◆ **Exercise aim**
Show each line of the data below that has the string "this" in it.

[Start Data supplied]

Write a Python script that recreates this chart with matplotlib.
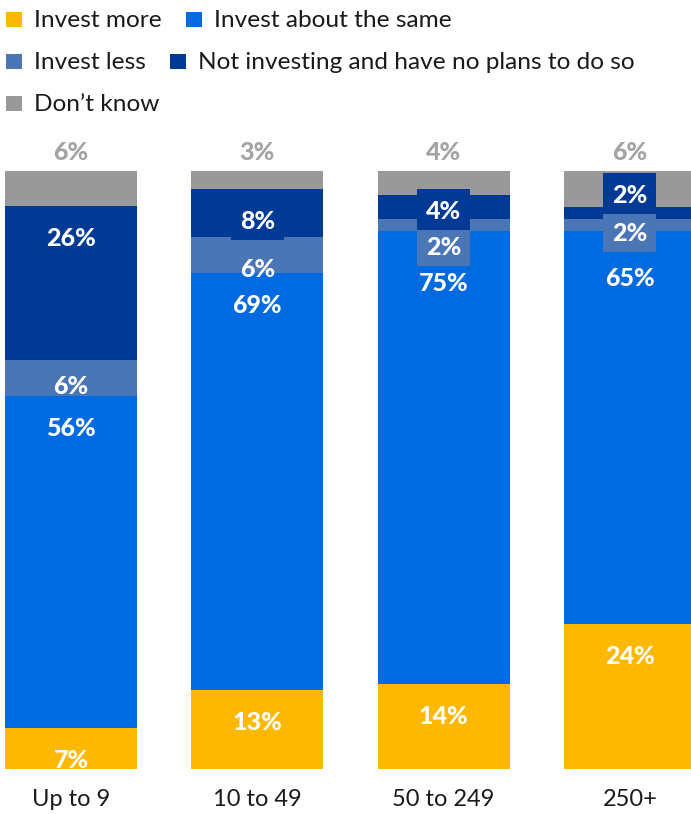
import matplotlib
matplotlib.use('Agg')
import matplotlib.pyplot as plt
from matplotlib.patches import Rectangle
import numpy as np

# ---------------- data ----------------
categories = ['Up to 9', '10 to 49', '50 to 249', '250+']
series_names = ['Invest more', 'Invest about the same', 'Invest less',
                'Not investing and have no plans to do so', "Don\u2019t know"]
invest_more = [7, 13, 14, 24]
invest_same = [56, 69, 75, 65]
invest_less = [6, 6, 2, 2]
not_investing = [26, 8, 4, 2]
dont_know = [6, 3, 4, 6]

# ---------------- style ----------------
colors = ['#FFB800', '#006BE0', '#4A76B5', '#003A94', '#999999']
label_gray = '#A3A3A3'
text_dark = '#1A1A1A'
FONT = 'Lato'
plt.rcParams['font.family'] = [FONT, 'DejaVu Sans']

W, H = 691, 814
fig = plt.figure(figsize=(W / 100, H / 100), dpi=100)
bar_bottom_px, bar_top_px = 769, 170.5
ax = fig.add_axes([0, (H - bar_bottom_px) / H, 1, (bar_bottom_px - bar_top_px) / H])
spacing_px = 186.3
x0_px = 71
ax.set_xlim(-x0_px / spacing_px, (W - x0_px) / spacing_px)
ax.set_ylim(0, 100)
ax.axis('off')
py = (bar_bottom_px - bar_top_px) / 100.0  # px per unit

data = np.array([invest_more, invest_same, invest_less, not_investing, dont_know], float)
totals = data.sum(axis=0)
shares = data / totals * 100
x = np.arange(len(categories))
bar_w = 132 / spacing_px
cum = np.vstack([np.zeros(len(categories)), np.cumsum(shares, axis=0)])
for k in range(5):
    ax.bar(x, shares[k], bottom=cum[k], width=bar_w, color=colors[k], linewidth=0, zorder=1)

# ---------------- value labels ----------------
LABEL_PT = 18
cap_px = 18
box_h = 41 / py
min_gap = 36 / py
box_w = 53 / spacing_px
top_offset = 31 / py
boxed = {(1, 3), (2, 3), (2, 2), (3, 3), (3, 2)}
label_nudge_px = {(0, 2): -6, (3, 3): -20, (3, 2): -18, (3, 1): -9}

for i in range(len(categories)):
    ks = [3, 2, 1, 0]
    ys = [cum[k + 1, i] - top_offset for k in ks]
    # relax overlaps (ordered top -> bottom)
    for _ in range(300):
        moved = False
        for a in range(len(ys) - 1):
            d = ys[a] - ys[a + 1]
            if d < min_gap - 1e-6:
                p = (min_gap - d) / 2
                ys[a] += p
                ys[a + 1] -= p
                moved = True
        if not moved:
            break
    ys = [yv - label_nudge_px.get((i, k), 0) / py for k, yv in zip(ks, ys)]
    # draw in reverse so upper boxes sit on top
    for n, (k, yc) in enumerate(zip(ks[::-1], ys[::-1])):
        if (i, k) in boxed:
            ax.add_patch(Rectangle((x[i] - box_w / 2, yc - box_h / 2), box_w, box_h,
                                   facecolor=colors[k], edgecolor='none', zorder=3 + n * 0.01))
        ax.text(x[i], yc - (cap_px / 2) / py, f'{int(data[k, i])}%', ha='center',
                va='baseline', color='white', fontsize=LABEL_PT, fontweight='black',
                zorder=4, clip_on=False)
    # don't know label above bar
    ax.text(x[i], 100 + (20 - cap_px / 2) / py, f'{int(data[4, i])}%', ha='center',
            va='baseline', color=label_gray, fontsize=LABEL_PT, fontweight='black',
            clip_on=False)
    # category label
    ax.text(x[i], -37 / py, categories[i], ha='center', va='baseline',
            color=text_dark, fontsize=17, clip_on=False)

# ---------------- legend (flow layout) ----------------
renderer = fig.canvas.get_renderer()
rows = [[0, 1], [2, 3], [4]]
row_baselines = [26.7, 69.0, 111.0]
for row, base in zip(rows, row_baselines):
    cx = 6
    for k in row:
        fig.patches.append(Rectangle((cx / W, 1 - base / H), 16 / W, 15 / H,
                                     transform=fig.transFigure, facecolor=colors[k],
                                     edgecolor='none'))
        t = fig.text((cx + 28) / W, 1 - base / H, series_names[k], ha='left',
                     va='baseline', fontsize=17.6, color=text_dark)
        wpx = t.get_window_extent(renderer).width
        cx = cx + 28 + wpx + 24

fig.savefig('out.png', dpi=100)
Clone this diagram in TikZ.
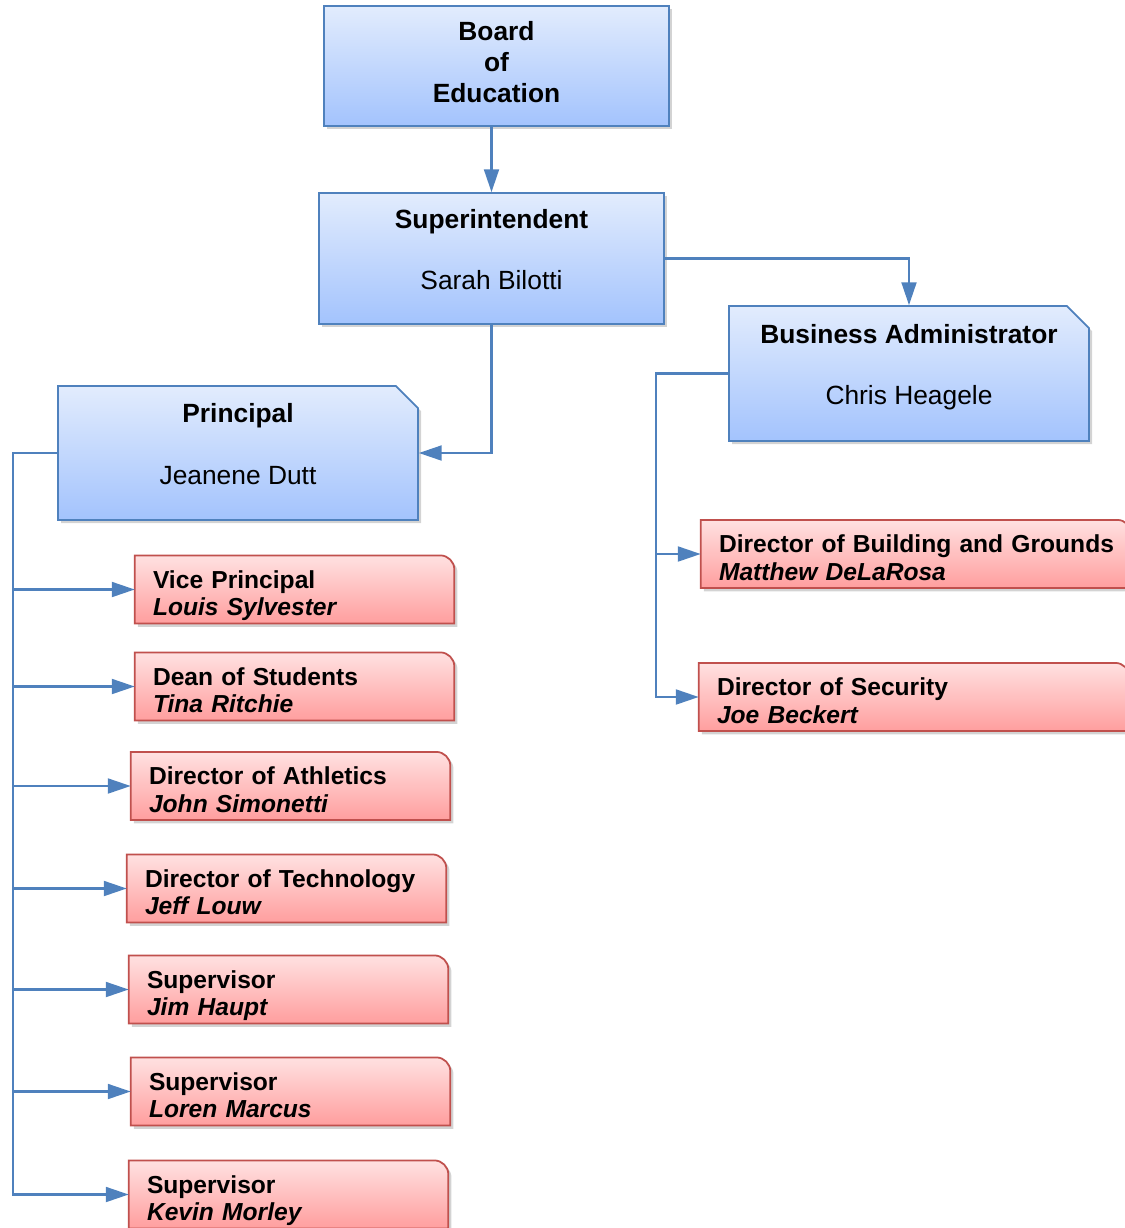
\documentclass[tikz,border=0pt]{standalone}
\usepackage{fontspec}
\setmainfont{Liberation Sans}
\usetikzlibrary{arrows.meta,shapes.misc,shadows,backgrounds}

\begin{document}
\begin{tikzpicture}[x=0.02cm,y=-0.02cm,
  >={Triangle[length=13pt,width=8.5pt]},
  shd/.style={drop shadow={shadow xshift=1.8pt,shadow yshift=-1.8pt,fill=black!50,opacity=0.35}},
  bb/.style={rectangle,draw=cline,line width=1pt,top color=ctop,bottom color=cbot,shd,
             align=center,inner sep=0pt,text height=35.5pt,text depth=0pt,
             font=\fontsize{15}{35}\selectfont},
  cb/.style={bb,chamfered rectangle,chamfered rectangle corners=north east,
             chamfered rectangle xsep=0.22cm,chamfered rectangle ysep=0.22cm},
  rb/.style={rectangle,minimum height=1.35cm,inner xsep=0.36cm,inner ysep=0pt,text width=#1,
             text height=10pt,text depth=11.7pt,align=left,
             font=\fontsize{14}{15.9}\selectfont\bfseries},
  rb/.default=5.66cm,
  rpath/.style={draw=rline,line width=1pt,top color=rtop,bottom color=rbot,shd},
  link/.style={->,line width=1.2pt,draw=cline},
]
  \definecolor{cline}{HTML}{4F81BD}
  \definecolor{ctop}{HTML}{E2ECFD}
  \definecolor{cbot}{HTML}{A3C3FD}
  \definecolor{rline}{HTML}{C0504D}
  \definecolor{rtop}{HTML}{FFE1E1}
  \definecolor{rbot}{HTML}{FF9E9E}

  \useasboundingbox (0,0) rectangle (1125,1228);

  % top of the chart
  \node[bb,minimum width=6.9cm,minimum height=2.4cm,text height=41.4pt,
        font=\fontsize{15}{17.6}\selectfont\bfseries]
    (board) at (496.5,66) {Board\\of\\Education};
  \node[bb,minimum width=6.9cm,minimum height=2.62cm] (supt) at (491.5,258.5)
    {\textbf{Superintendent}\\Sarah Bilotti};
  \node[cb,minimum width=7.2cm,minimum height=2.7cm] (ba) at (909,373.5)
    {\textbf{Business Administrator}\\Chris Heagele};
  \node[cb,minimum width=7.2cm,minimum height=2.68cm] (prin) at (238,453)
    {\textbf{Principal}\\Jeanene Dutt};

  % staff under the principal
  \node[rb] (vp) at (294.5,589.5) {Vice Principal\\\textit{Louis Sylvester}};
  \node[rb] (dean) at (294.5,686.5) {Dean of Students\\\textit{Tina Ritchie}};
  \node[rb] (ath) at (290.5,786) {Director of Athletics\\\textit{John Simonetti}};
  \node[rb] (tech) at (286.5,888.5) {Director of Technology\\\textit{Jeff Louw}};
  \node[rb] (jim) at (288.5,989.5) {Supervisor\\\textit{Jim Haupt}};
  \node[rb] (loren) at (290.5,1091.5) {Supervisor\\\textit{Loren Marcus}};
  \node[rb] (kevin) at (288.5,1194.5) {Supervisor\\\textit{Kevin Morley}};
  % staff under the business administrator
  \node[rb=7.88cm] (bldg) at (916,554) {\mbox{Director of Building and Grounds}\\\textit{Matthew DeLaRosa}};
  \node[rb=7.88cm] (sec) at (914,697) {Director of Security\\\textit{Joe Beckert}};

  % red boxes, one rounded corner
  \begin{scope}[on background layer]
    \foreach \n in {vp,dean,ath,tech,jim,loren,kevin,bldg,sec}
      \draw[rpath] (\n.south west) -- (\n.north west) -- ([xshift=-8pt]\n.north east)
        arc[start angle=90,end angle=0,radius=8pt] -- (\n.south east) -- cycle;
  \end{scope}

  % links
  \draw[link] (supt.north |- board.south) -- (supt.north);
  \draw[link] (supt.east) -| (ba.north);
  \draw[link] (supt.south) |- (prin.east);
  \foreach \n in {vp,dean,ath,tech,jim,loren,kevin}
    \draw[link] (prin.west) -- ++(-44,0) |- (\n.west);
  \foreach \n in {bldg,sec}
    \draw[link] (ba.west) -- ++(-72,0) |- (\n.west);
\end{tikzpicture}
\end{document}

[End Data supplied]

◆ **Written answer**
Write a Python script that recreates this chart with matplotlib.
Clone this diagram in TikZ.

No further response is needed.